Issue (i): Whether the fair market value of the land as on 01.04.1981 should be taken at the average of the registered valuer's estimate and the Sub-Registrar's valuation.
Analysis: The property valuation was supported by two different bases, namely the Chartered Engineer's valuation and the Sub-Registrar's valuation. The adoption of the average of the two valuations was found to be a reasonable method, consistent with the earlier Tribunal view relied upon by the first appellate authority.
Conclusion: The adoption of the average valuation was upheld and the assessee did not succeed on this issue.
Issue (ii): Whether the loan liability relating to a borrowing by a third party firm/company could be deducted as part of the cost of acquisition in computing long-term capital gains on sale of the property.
Analysis: The liability was found to belong to the firm/company that had borrowed the money, while the property stood only as collateral security. Neither the assessee nor the predecessor who settled the property was the borrower or party to the debt proceedings, and the sale consideration was not shown to have been applied directly towards discharge of that liability so as to qualify as a deductible cost under the capital gains computation provisions.

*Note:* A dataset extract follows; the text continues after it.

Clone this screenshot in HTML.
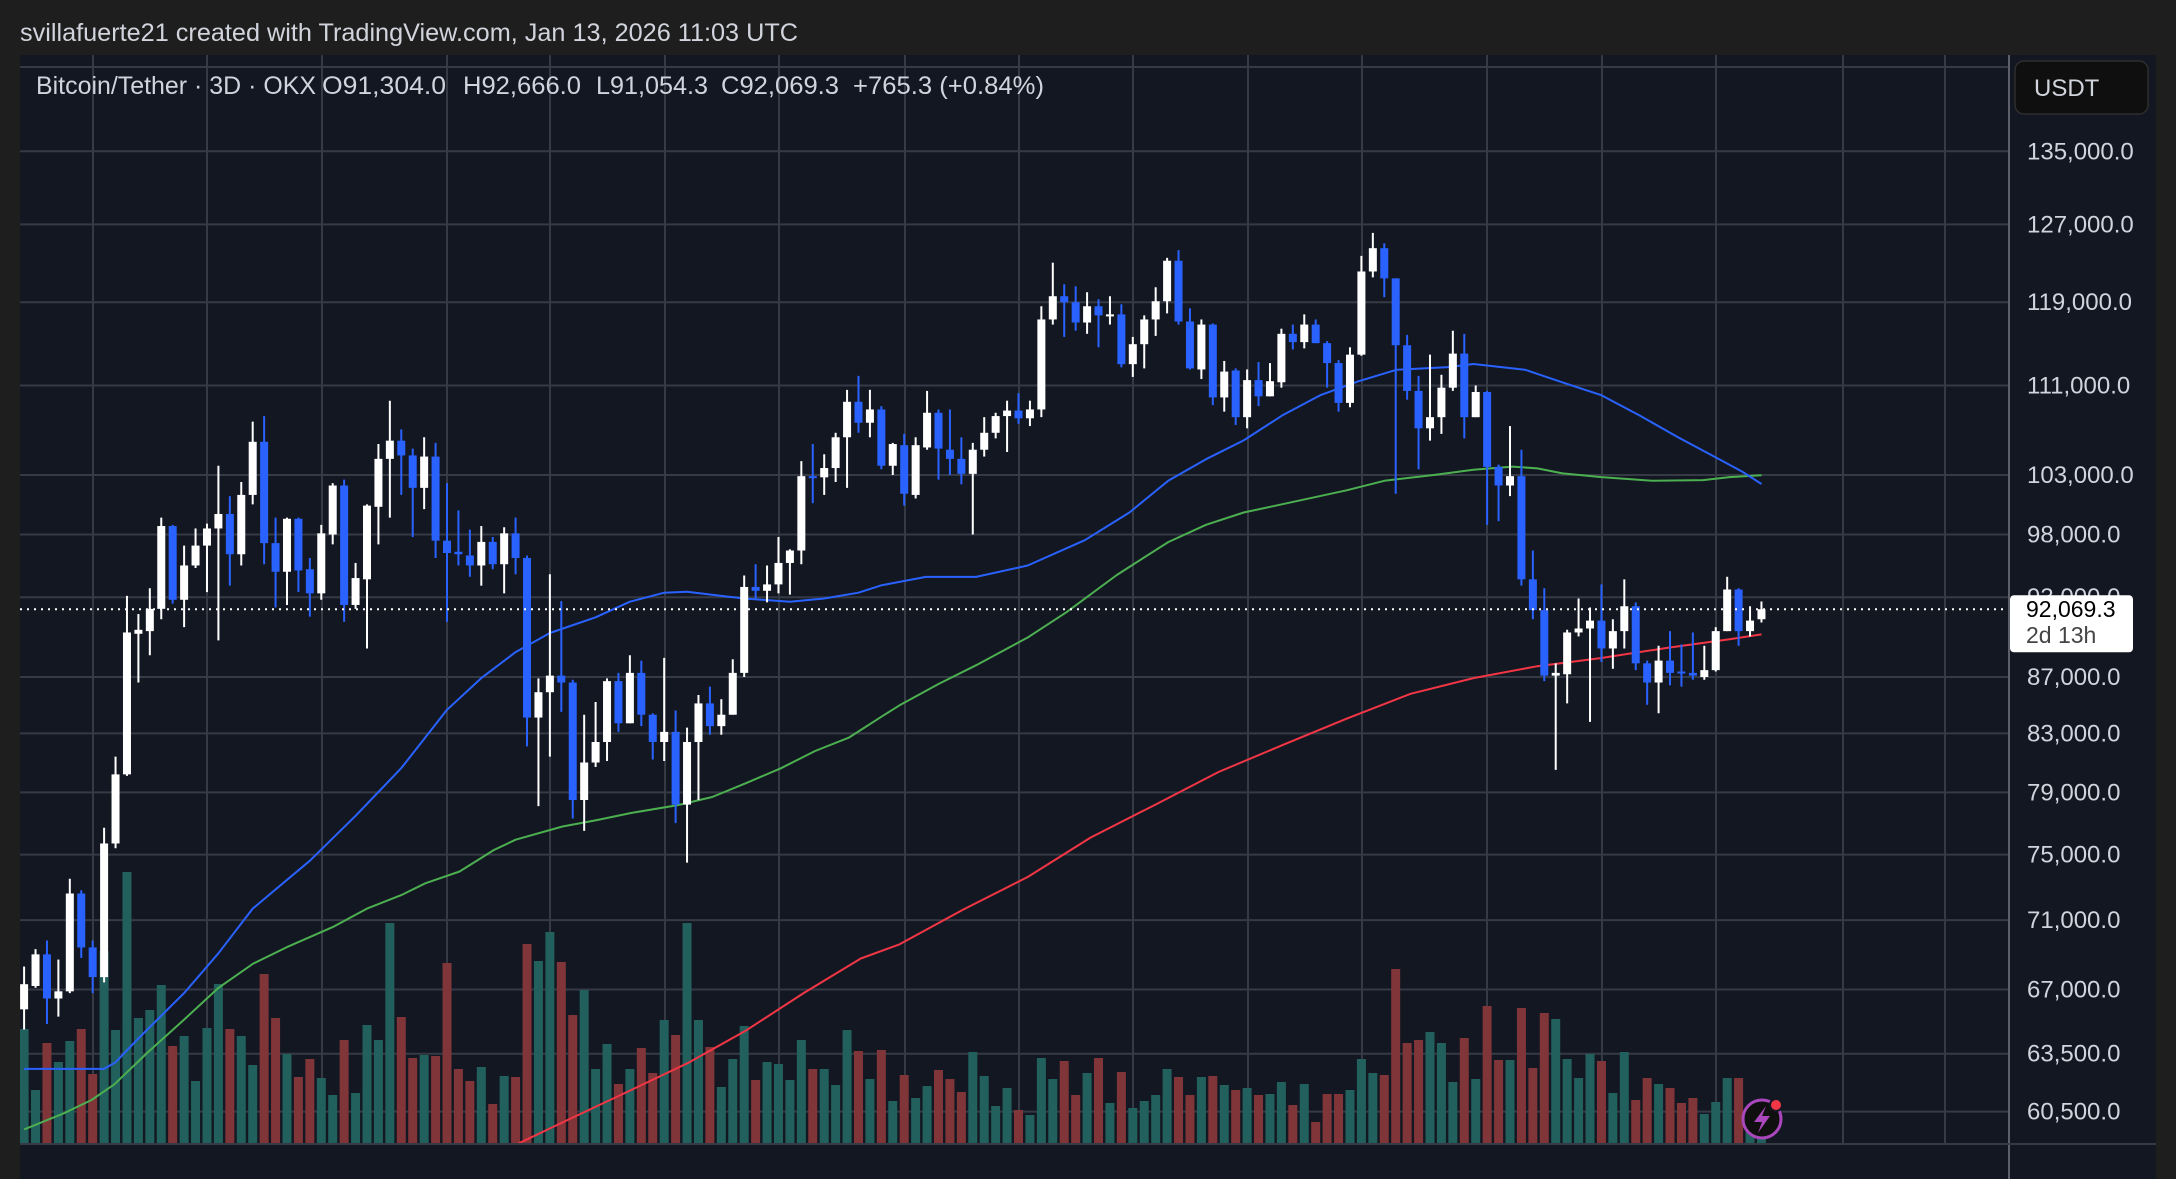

Conclusion: The deduction of the loan liability was ed and the issue was decided against the assessee.
Final Conclusion: The appeal failed in entirety, as both the fair market value determination and the disallowance of the claimed loan-liability deduction were sustained.
Ratio Decidendi: For computing capital gains, only such expenditure or liability can be deducted as is legally attributable to the assessee's transfer and has the requisite nexus with the transfer or acquisition of the capital asset; a third party's borrowing secured by the property as collateral does not become the assessee's deductible cost merely because the property is later sold.